* [What this task involves]: Write the material out again in full, word for word. Do not include the pictures.

* [Data shown]:
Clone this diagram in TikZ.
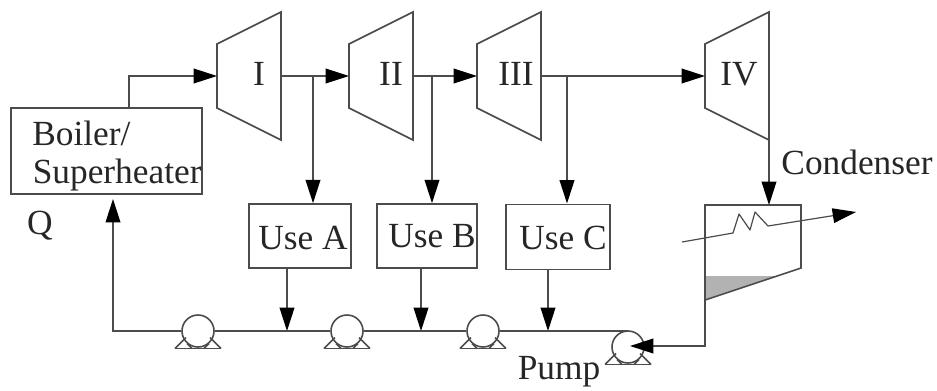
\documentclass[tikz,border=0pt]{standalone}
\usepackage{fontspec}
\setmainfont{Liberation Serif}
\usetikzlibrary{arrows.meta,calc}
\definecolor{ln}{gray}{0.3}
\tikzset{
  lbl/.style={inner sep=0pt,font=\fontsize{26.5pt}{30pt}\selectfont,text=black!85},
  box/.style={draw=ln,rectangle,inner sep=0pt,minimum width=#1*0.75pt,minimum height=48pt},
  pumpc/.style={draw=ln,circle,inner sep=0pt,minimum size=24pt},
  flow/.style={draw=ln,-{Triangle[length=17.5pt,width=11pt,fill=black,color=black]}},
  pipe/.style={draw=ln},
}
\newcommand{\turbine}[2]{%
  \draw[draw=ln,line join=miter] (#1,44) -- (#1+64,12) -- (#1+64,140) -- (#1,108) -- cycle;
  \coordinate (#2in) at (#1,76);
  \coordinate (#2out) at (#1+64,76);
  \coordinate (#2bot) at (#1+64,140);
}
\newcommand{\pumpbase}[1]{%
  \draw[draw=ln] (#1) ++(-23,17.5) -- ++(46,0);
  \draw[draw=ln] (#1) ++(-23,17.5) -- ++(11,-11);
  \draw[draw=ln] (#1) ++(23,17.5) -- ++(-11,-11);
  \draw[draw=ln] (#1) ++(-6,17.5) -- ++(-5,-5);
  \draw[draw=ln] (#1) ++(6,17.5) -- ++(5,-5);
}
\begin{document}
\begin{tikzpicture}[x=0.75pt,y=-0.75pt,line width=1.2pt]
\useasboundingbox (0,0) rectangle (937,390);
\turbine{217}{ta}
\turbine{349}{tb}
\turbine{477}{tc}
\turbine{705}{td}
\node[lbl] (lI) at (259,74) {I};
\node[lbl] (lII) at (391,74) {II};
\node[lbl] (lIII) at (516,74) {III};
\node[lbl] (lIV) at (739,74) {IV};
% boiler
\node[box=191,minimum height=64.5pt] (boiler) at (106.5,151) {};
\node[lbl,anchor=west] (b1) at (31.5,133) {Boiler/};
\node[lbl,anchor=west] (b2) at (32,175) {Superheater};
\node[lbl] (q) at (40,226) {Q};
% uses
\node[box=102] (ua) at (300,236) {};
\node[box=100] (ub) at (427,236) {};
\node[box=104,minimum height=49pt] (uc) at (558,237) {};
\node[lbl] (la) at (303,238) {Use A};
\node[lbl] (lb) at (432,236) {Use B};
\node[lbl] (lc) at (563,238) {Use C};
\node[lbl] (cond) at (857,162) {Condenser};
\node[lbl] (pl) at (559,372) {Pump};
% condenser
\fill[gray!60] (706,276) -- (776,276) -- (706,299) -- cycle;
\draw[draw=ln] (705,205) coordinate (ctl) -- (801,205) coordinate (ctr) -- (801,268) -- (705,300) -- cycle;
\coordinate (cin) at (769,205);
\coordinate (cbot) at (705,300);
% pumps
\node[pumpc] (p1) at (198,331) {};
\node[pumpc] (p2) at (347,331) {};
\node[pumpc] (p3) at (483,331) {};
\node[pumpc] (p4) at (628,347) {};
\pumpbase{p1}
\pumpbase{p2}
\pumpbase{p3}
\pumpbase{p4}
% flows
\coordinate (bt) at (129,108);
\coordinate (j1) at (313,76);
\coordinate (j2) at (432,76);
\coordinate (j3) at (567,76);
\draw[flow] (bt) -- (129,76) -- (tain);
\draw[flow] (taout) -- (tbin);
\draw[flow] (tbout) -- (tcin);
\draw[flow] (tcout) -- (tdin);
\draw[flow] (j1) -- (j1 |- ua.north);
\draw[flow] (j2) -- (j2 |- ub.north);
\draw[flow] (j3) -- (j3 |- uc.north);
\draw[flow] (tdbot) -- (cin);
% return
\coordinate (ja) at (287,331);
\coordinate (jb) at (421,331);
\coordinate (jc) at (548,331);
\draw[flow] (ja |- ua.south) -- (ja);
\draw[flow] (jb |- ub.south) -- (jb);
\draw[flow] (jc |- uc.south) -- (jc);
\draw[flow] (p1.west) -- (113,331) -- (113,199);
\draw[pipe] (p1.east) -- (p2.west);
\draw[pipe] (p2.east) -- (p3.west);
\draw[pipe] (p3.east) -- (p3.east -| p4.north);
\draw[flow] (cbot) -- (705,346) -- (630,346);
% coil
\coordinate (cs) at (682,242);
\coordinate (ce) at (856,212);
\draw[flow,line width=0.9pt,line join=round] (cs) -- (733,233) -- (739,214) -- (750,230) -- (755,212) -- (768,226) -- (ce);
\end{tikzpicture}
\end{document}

* [The completed task]:
Clone this diagram in TikZ.
\documentclass[tikz,border=0pt]{standalone}
\usepackage{fontspec}
\setmainfont{Liberation Serif}
\usetikzlibrary{arrows.meta,calc}
\definecolor{ln}{gray}{0.3}
\tikzset{
  lbl/.style={inner sep=0pt,font=\fontsize{26.5pt}{30pt}\selectfont,text=black!85},
  box/.style={draw=ln,rectangle,inner sep=0pt,minimum width=#1*0.75pt,minimum height=48pt},
  pumpc/.style={draw=ln,circle,inner sep=0pt,minimum size=24pt},
  flow/.style={draw=ln,-{Triangle[length=17.5pt,width=11pt,fill=black,color=black]}},
  pipe/.style={draw=ln},
}
\newcommand{\turbine}[2]{%
  \draw[draw=ln,line join=miter] (#1,44) -- (#1+64,12) -- (#1+64,140) -- (#1,108) -- cycle;
  \coordinate (#2in) at (#1,76);
  \coordinate (#2out) at (#1+64,76);
  \coordinate (#2bot) at (#1+64,140);
}
\newcommand{\pumpbase}[1]{%
  \draw[draw=ln] (#1) ++(-23,17.5) -- ++(46,0);
  \draw[draw=ln] (#1) ++(-23,17.5) -- ++(11,-11);
  \draw[draw=ln] (#1) ++(23,17.5) -- ++(-11,-11);
  \draw[draw=ln] (#1) ++(-6,17.5) -- ++(-5,-5);
  \draw[draw=ln] (#1) ++(6,17.5) -- ++(5,-5);
}
\begin{document}
\begin{tikzpicture}[x=0.75pt,y=-0.75pt,line width=1.2pt]
\useasboundingbox (0,0) rectangle (937,390);
\turbine{217}{ta}
\turbine{349}{tb}
\turbine{477}{tc}
\turbine{705}{td}
\node[lbl] (lI) at (259,74) {I};
\node[lbl] (lII) at (391,74) {II};
\node[lbl] (lIII) at (516,74) {III};
\node[lbl] (lIV) at (739,74) {IV};
% boiler
\node[box=191,minimum height=64.5pt] (boiler) at (106.5,151) {};
\node[lbl,anchor=west] (b1) at (31.5,133) {Boiler/};
\node[lbl,anchor=west] (b2) at (32,175) {Superheater};
\node[lbl] (q) at (40,226) {Q};
% uses
\node[box=102] (ua) at (300,236) {};
\node[box=100] (ub) at (427,236) {};
\node[box=104,minimum height=49pt] (uc) at (558,237) {};
\node[lbl] (la) at (303,238) {Use A};
\node[lbl] (lb) at (432,236) {Use B};
\node[lbl] (lc) at (563,238) {Use C};
\node[lbl] (cond) at (857,162) {Condenser};
\node[lbl] (pl) at (559,372) {Pump};
% condenser
\fill[gray!60] (706,276) -- (776,276) -- (706,299) -- cycle;
\draw[draw=ln] (705,205) coordinate (ctl) -- (801,205) coordinate (ctr) -- (801,268) -- (705,300) -- cycle;
\coordinate (cin) at (769,205);
\coordinate (cbot) at (705,300);
% pumps
\node[pumpc] (p1) at (198,331) {};
\node[pumpc] (p2) at (347,331) {};
\node[pumpc] (p3) at (483,331) {};
\node[pumpc] (p4) at (628,347) {};
\pumpbase{p1}
\pumpbase{p2}
\pumpbase{p3}
\pumpbase{p4}
% flows
\coordinate (bt) at (129,108);
\coordinate (j1) at (313,76);
\coordinate (j2) at (432,76);
\coordinate (j3) at (567,76);
\draw[flow] (bt) -- (129,76) -- (tain);
\draw[flow] (taout) -- (tbin);
\draw[flow] (tbout) -- (tcin);
\draw[flow] (tcout) -- (tdin);
\draw[flow] (j1) -- (j1 |- ua.north);
\draw[flow] (j2) -- (j2 |- ub.north);
\draw[flow] (j3) -- (j3 |- uc.north);
\draw[flow] (tdbot) -- (cin);
% return
\coordinate (ja) at (287,331);
\coordinate (jb) at (421,331);
\coordinate (jc) at (548,331);
\draw[flow] (ja |- ua.south) -- (ja);
\draw[flow] (jb |- ub.south) -- (jb);
\draw[flow] (jc |- uc.south) -- (jc);
\draw[flow] (p1.west) -- (113,331) -- (113,199);
\draw[pipe] (p1.east) -- (p2.west);
\draw[pipe] (p2.east) -- (p3.west);
\draw[pipe] (p3.east) -- (p3.east -| p4.north);
\draw[flow] (cbot) -- (705,346) -- (630,346);
% coil
\coordinate (cs) at (682,242);
\coordinate (ce) at (856,212);
\draw[flow,line width=0.9pt,line join=round] (cs) -- (733,233) -- (739,214) -- (750,230) -- (755,212) -- (768,226) -- (ce);
\end{tikzpicture}
\end{document}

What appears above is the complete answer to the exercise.